I stood in front of everyone, but I tried to keep my eyes focused on the top of the window frame at the back of the class. Two minutes had never seemed such a long time. The silence was absolute and that just made me more nervous. I swayed a bit, putting my weight on one leg and then shifting it to the other.
‘Ermm,’ I said. ‘My name is Ashleigh, Ash for short, and what makes me stand out from the crowd is the home I live in. It’s more beautiful and more expensive than most people can imagine and I’m going to describe it to you …’
No one applauded when I finished, but at least I got to nearly two minutes. I was so grateful to finally sit down.
Mum’s first flight was cancelled because of severe weather in Melbourne, but she was able to get a later one. She had a car waiting for her at the airport in Sydney and Aiden and I were allowed to stay up late for her return, though after the lecture we’d had I wasn’t sure if I really wanted to.
As it turned out, most of her anger had evaporated over time. She made it plain that she was still upset with us, but it was more disappointment now.

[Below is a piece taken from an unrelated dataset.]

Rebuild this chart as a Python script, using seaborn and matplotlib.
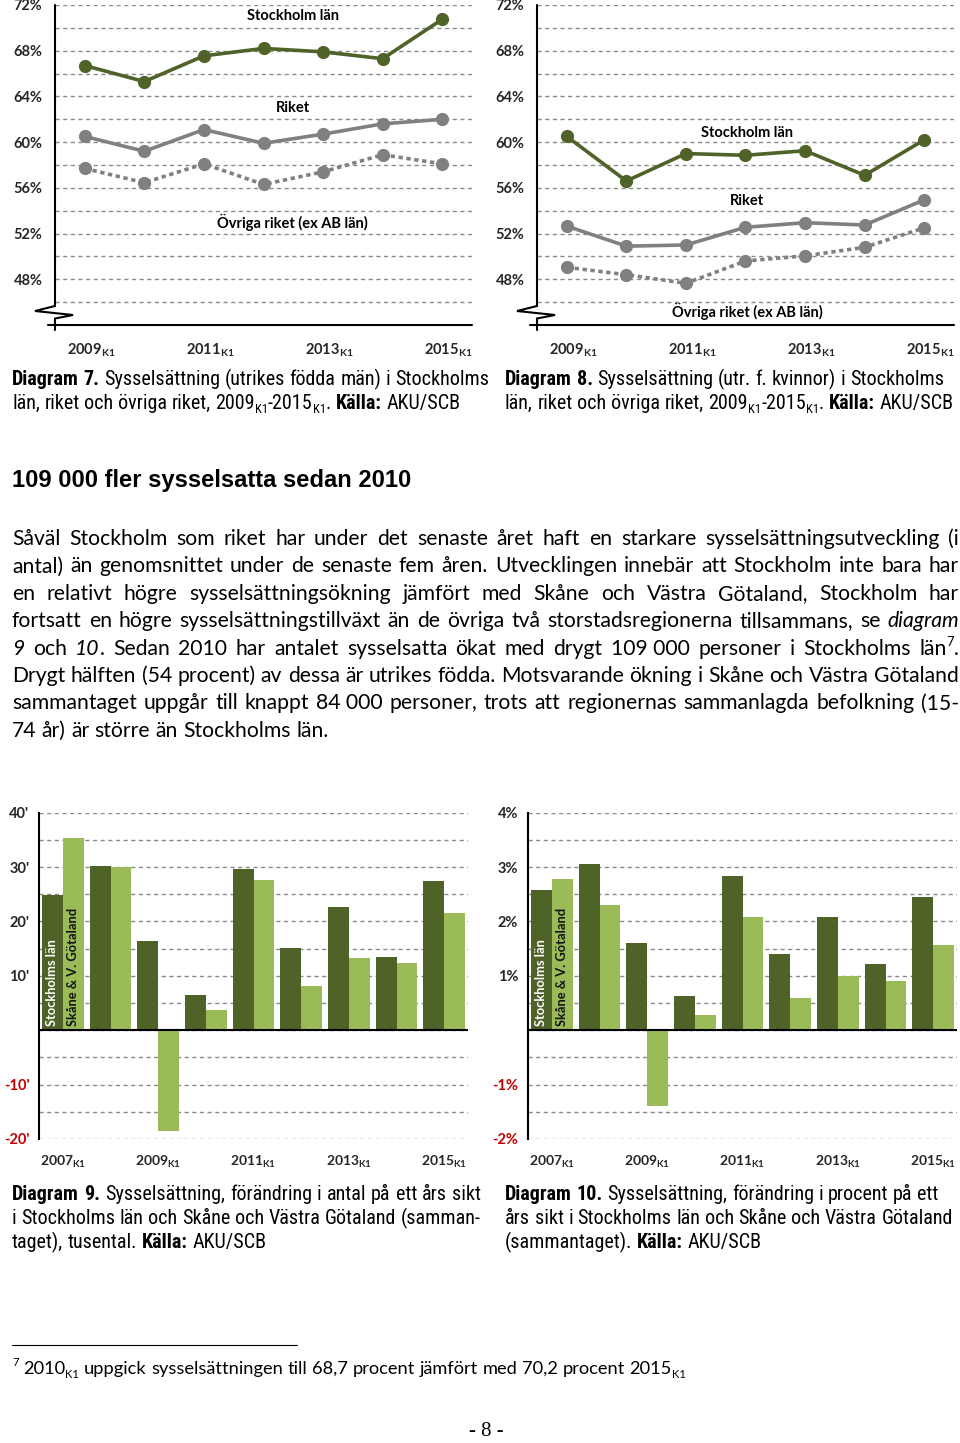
import re
import numpy as np
import pandas as pd
import matplotlib
matplotlib.use('Agg')
import matplotlib.pyplot as plt
import seaborn as sns
from matplotlib import font_manager
from matplotlib.lines import Line2D
from matplotlib.transforms import ScaledTranslation

# ---- data ----
quarters = ['2009K1', '2010K1', '2011K1', '2012K1', '2013K1', '2014K1', '2015K1']
series = ['Stockholm län', 'Riket', 'Övriga riket (ex AB län)']

# Diagram 7: utrikes födda män (%)
men_sthlm = [66.7, 65.3, 67.55, 68.2, 67.9, 67.3, 70.75]
men_riket = [60.5, 59.2, 61.1, 59.9, 60.7, 61.6, 62.0]
men_ovriga = [57.7, 56.45, 58.1, 56.3, 57.4, 58.9, 58.1]

# Diagram 8: utrikes födda kvinnor (%)
women_sthlm = [60.5, 56.6, 59.0, 58.85, 59.25, 57.1, 60.2]
women_riket = [52.65, 50.9, 51.0, 52.55, 52.95, 52.75, 54.95]
women_ovriga = [49.05, 48.4, 47.65, 49.6, 50.05, 50.8, 52.5]

years = ['2007K1', '2008K1', '2009K1', '2010K1', '2011K1', '2012K1', '2013K1', '2014K1', '2015K1']
regions = ['Stockholms län', 'Skåne & V. Götaland']

# Diagram 9: förändring i antal (tusental)
abs_sthlm = [24.8, 30.2, 16.4, 6.5, 29.6, 15.1, 22.6, 13.5, 27.4]
abs_skvg = [35.4, 30.0, -18.6, 3.7, 27.6, 8.2, 13.2, 12.4, 21.6]

# Diagram 10: förändring i procent
pct_sthlm = [2.58, 3.06, 1.61, 0.63, 2.84, 1.40, 2.09, 1.21, 2.45]
pct_skvg = [2.79, 2.31, -1.39, 0.28, 2.09, 0.60, 0.99, 0.91, 1.56]

# ---- text ----
heading = '109 000 fler sysselsatta sedan 2010'
body = [
    'Såväl Stockholm som riket har under det senaste året haft en starkare sysselsättningsutveckling (i',
    'antal) än genomsnittet under de senaste fem åren. Utvecklingen innebär att Stockholm inte bara har',
    'en relativt högre sysselsättningsökning jämfört med Skåne och Västra Götaland, Stockholm har',
    'fortsatt en högre sysselsättningstillväxt än de övriga två storstadsregionerna tillsammans, se *diagram*',
    '*9* och *10*. Sedan 2010 har antalet sysselsatta ökat med drygt 109\u00a0000 personer i Stockholms län^{7}.',
    'Drygt hälften (54 procent) av dessa är utrikes födda. Motsvarande ökning i Skåne och Västra Götaland',
    'sammantaget uppgår till knappt 84\u00a0000 personer, trots att regionernas sammanlagda befolkning (15-',
    '74 år) är större än Stockholms län.',
]
cap7 = ['**Diagram** **7.** Sysselsättning (utrikes födda män) i Stockholms',
        'län, riket och övriga riket, 2009_{K1}-2015_{K1}. **Källa:** AKU/SCB']
cap8 = ['**Diagram** **8.** Sysselsättning (utr. f. kvinnor) i Stockholms',
        'län, riket och övriga riket, 2009_{K1}-2015_{K1}. **Källa:** AKU/SCB']
cap9 = ['**Diagram** **9.** Sysselsättning, förändring i antal på ett års sikt',
        'i Stockholms län och Skåne och Västra Götaland (samman-',
        'taget), tusental. **Källa:** AKU/SCB']
cap10 = ['**Diagram** **10.** Sysselsättning, förändring i procent på ett',
         'års sikt i Stockholms län och Skåne och Västra Götaland',
         '(sammantaget). **Källa:** AKU/SCB']
footnote = '^{7} 2010_{K1} uppgick sysselsättningen till 68,7 procent jämfört med 70,2 procent 2015_{K1}'

GREEN = '#4F6228'
GREY = '#808080'
DARK = '#4F6228'
LIGHT = '#9BBB59'
RED = '#C00000'
GRID = '#8a8a8a'

sns.set_theme(style='white')
plt.rcParams['font.family'] = ['Lato', 'DejaVu Sans']
# mathtext is only used for the bold tick labels with subscript
plt.rcParams['mathtext.fontset'] = 'custom'
plt.rcParams['mathtext.rm'] = 'Lato:bold'
plt.rcParams['mathtext.it'] = 'Lato:bold'
plt.rcParams['mathtext.bf'] = 'Lato:bold'
plt.rcParams['axes.unicode_minus'] = False

names = {f.name for f in font_manager.fontManager.ttflist}
CAPFONT = 'Roboto Condensed' if 'Roboto Condensed' in names else 'Lato'

W, H, DPI = 960, 1443, 100
fig = plt.figure(figsize=(W / DPI, H / DPI), dpi=DPI)
fig.patch.set_facecolor('white')
renderer = fig.canvas.get_renderer()


def add_ax(left, top, right, bottom):
    return fig.add_axes([left / W, 1 - bottom / H, (right - left) / W, (bottom - top) / H])


def tick_label(q):
    return r'$\mathrm{%s}_{\mathrm{%s}}$' % (q[:4], q[4:])


# ---- line charts ----
def line_chart(ax, sthlm, riket, ovriga, label_xy, wpx, hpx):
    df = pd.DataFrame({
        'x': list(range(len(quarters))) * 3,
        'value': sthlm + riket + ovriga,
        'serie': [s for s in series for _ in quarters],
    })
    sns.lineplot(data=df, x='x', y='value', hue='serie', style='serie',
                 palette=dict(zip(series, [GREEN, GREY, GREY])),
                 dashes=dict(zip(series, ['', '', (1.2, 1.0)])),
                 markers=dict(zip(series, ['o', 'o', 'o'])),
                 linewidth=2.6, markersize=9.5, markeredgewidth=0,
                 errorbar=None, legend=False, ax=ax)
    for name, (x, y) in zip(series, label_xy):
        ax.text(x, y, name, ha='center', va='center', fontsize=10.5, fontweight='bold', color='black')
    ax.set_xlim(-0.5, len(quarters) - 0.5)
    ax.set_ylim(44, 72)
    yt = list(range(46, 73, 2))
    ax.set_yticks(yt, [f'{v}%' if v % 4 == 0 else '' for v in yt],
                  fontweight='bold', fontsize=10.5)
    xt = [0, 2, 4, 6]
    ax.set_xticks(xt, [tick_label(quarters[i]) for i in xt], fontsize=10.5)
    ax.set_xlabel('')
    ax.set_ylabel('')
    ax.grid(axis='y', color=GRID, lw=1, linestyle=(0, (3, 2.5)))
    ax.grid(axis='x', visible=False)
    for s in ax.spines.values():
        s.set_visible(False)
    ax.tick_params(axis='y', length=0, pad=9)
    ax.tick_params(axis='x', length=0, pad=12)
    for lbl in ax.get_xticklabels():
        lbl.set_transform(lbl.get_transform() + ScaledTranslation(0.06, 0, fig.dpi_scale_trans))
    kw = dict(transform=ax.transAxes, clip_on=False, color='black', lw=1.5, solid_joinstyle='miter')
    xs = [0, 0, -20, 18, 0, 0]
    ys = [hpx, 19, 14, 10, 6.5, -5]
    ax.plot([x / wpx for x in xs], [y / hpx for y in ys], **kw)
    ax.plot([-7 / wpx, 1], [0, 0], **kw)


ax7 = add_ax(55, 5, 472, 325)
line_chart(ax7, men_sthlm, men_riket, men_ovriga,
           [(3.49, 71.0), (3.49, 63.0), (3.49, 53.0)], 417, 320)
ax8 = add_ax(537, 5, 954, 325)
line_chart(ax8, women_sthlm, women_riket, women_ovriga,
           [(3.03, 60.8), (3.03, 54.85), (3.03, 45.15)], 417, 320)


# ---- bar charts ----
def bar_chart(ax, sthlm, skvg, lo, hi, step, unit):
    df = pd.DataFrame({
        'period': years * 2,
        'value': sthlm + skvg,
        'region': [r for r in regions for _ in years],
    })
    sns.barplot(data=df, x='period', y='value', hue='region', palette=[DARK, LIGHT],
                width=0.88, saturation=1, errorbar=None, legend=False, linewidth=0, ax=ax)
    ax.set_xlim(-0.5, len(years) - 0.5)
    ax.set_ylim(lo, hi)
    ticks = np.arange(lo, hi + step / 4, step / 2)
    labels = []
    for t in ticks:
        major = abs(t / step - round(t / step)) < 1e-9
        labels.append(f'{t:g}{unit}' if major and t != 0 else '')
    ax.set_yticks(ticks, labels, fontweight='bold', fontsize=10.5)
    for t, lbl in zip(ticks, ax.get_yticklabels()):
        if t < 0:
            lbl.set_color(RED)
    ax.set_xticks(range(len(years)),
                  [tick_label(q) if i % 2 == 0 else '' for i, q in enumerate(years)], fontsize=10)
    ax.set_xlabel('')
    ax.set_ylabel('')
    ax.set_axisbelow(True)
    ax.grid(axis='y', color=GRID, lw=1, linestyle=(0, (3, 2.5)))
    ax.grid(axis='x', visible=False)
    ax.axhline(0, color='black', lw=1.5, zorder=3)
    for k, s in ax.spines.items():
        s.set_visible(k == 'left')
    ax.spines['left'].set_color('black')
    ax.spines['left'].set_linewidth(1.5)
    ax.tick_params(axis='y', length=0, pad=7)
    ax.tick_params(axis='x', length=0, pad=11)
    p0 = ax.patches[0]
    p1 = ax.patches[len(years)]
    for p, text, col in [(p0, regions[0], 'white'), (p1, regions[1], '#111111')]:
        ax.annotate(text, xy=(p.get_x() + p.get_width() / 2, 0), xytext=(0, 3),
                    textcoords='offset points', rotation=90, ha='center', va='bottom',
                    color=col, fontsize=9.3, fontweight='bold')


ax9 = add_ax(39, 812.7, 468, 1139)
bar_chart(ax9, abs_sthlm, abs_skvg, -20, 40, 10, "'")
ax10 = add_ax(528, 812.7, 957, 1139)
bar_chart(ax10, pct_sthlm, pct_skvg, -2, 4, 1, '%')

# ---- running text ----
TOK = re.compile(r'\*\*(.+?)\*\*|\*(.+?)\*|\^\{(.+?)\}|_\{(.+?)\}|([^*^_]+)')


def parse(word):
    runs = []
    for b, it, sp, sb, n in TOK.findall(word):
        if b:
            runs.append((b, 'bold', 'normal', 0))
        elif it:
            runs.append((it, 'normal', 'italic', 0))
        elif sp:
            runs.append((sp, 'normal', 'normal', 1))
        elif sb:
            runs.append((sb, 'normal', 'normal', -1))
        else:
            runs.append((n, 'normal', 'normal', 0))
    return runs


def measure(text, size, weight='normal', style='normal', family='Lato'):
    t = fig.text(0, 0, text, fontsize=size, fontweight=weight, fontstyle=style, family=family)
    w = t.get_window_extent(renderer).width
    t.remove()
    return w


def run_size(size, pos):
    return size * 0.62 if pos else size


def word_width(runs, size, family):
    return sum(measure(t, run_size(size, p), w, s, family) for t, w, s, p in runs)


def space_width(size, family):
    return measure('n n', size, family=family) - measure('nn', size, family=family)


def line_width(line, size, family):
    words = [parse(w) for w in line.split(' ')]
    return sum(word_width(r, size, family) for r in words) + space_width(size, family) * (len(words) - 1)


def draw_line(line, x0, y, size, family, x1=None, color='black'):
    words = [parse(w) for w in line.split(' ')]
    widths = [word_width(r, size, family) for r in words]
    gap = space_width(size, family)
    if x1 is not None and len(words) > 1:
        gap = (x1 - x0 - sum(widths)) / (len(words) - 1)
    x = x0
    for runs in words:
        for t, w, s, p in runs:
            fs = run_size(size, p)
            dy = {0: 0, 1: 0.42 * size, -1: -0.2 * size}[p] * DPI / 72
            txt = fig.text(x / W, 1 - (y - dy) / H, t, fontsize=fs, fontweight=w, fontstyle=s,
                           family=family, color=color, ha='left', va='baseline')
            x += txt.get_window_extent(renderer).width
        x += gap


# heading (Arial-like)
hw = measure(heading, 20, 'bold', family='Liberation Sans')
fig.text(12 / W, 1 - 486.5 / H, heading, fontsize=20 * 398 / hw, fontweight='bold',
         family='Liberation Sans', ha='left', va='baseline', color='black')

# body text, justified
base = 14
widest = max(line_width(l, base, 'Lato') for l in body[:-1])
body_size = base * 946 / widest
for i, line in enumerate(body):
    draw_line(line, 12, 545 + 27.4 * i, body_size, 'Lato',
              x1=959 if i < len(body) - 1 else None)

# captions
targets = [(cap7[0], 476), (cap8[0], 439), (cap9[0], 469), (cap9[1], 469), (cap10[0], 440)]
cap_size = min(12 * t / line_width(l, 12, CAPFONT) for l, t in targets)
for i, line in enumerate(cap7):
    draw_line(line, 12, 385 + 24 * i, cap_size, CAPFONT)
for i, line in enumerate(cap8):
    draw_line(line, 505, 385 + 24 * i, cap_size, CAPFONT)
for i, line in enumerate(cap9):
    draw_line(line, 12, 1200 + 24 * i, cap_size, CAPFONT, x1=481 if i < 2 else None)
for i, line in enumerate(cap10):
    draw_line(line, 505, 1200 + 24 * i, cap_size, CAPFONT)

# footnote
fig.add_artist(Line2D([12 / W, 297 / W], [1 - 1345 / H] * 2, color='black', lw=0.8))
fn_size = 12 * 670 / line_width(footnote, 12, 'Lato')
draw_line(footnote, 12, 1374, fn_size, 'Lato')

# page number
fig.text(486 / W, 1 - 1432 / H, '- 8 -', fontsize=15, family='Liberation Serif',
         ha='center', va='center', color='black')

fig.savefig('out.png', dpi=DPI, facecolor='white')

Dad asked about the conference and she told us that there had been good advances on the use of artificial intelligence in helping some developing countries deal with the effects of climate change. She and Dad had a good chat about it, but I didn’t pay a huge amount of attention because it was, to be strictly honest, a bit boring.
Finally, I got the opportunity to bring up the subject I’d been dying to ask about.
‘Mum? You said something about a school camp and that we probably wouldn’t be allowed to go, but Aiden and I don’t know anything about it. What’s the camp?’
For a moment I thought Mum was going to tell us to mind our own business, that she and Dad were still going to talk about it and leave us totally in suspense. In fact I could almost see those thought processes flit across her face. But then she obviously decided to put us out of our misery.
‘When your father and I enrolled you at school, they said they had a camp planned. In about four weeks, as it turns out. The expectation was that you would both go along.’
Aiden and I looked at each other. Going away without Mum and Dad, with Mr Meredith and the other kids from our class? That sounded beyond awesome.
‘And?’ I asked.
‘It’s a five-day camp in the Blue Mountains. Hiking, a bit of horseriding, apparently, and some kayaking. The school has a building up there, very secure against any bad weather that might blow in, as well as trained outback specialists who can keep you safe from wildlife and even gather food if necessary. That’s unlikely though, since they take all the comforts with them.’
Dad took over.
‘Your class teacher goes with you, as well as a nurse and some pretty tough guys who act as bodyguards in case you meet people who … well, who might not be the kind of people you’d want to meet. We were assured it’s entirely safe, that everyone has the best time, that you’ll fish and barbecue and tell stories over camp fires.’ He glanced at Mum. ‘It’d better be special, given it costs an arm and a leg.’
‘Can we go, please? Please?’ I knew Aiden wouldn’t beg. He’s the kind who’ll take his punishment without complaint, but I’m made of different stuff. This sounded totally brilliant and I’d beg on my hands and knees if I had to.
‘We haven’t decided yet,’ said Dad. ‘We told you. Your mum and I are going to discuss it and as you well know, she’s barely been home five minutes.’
‘We’re so sorry that Aiden did what he did,’ I said. ‘Isn’t that right, Aiden?’ I think he nodded. ‘We’ll be good as gold, I swear. And this is not an opportunity that comes up very often.’ That was an understatement. I’d never had an opportunity like this.
‘Your father said we’ll talk about it,’ said Mum. ‘Now go to bed, the pair of you. Any more arguing about it, Ashleigh, and I can guarantee that you won’t be going. You’ve said good as gold, so put up or shut up. Better still, both.’
I shut up.
That night I let Aiden hold my hand and later I dreamed of camp fires and toasting marshmallows and horseriding and kayak rides through white water. I was smiling as I slept. I know because when I woke up to a morning charged with thunderclouds my face was aching.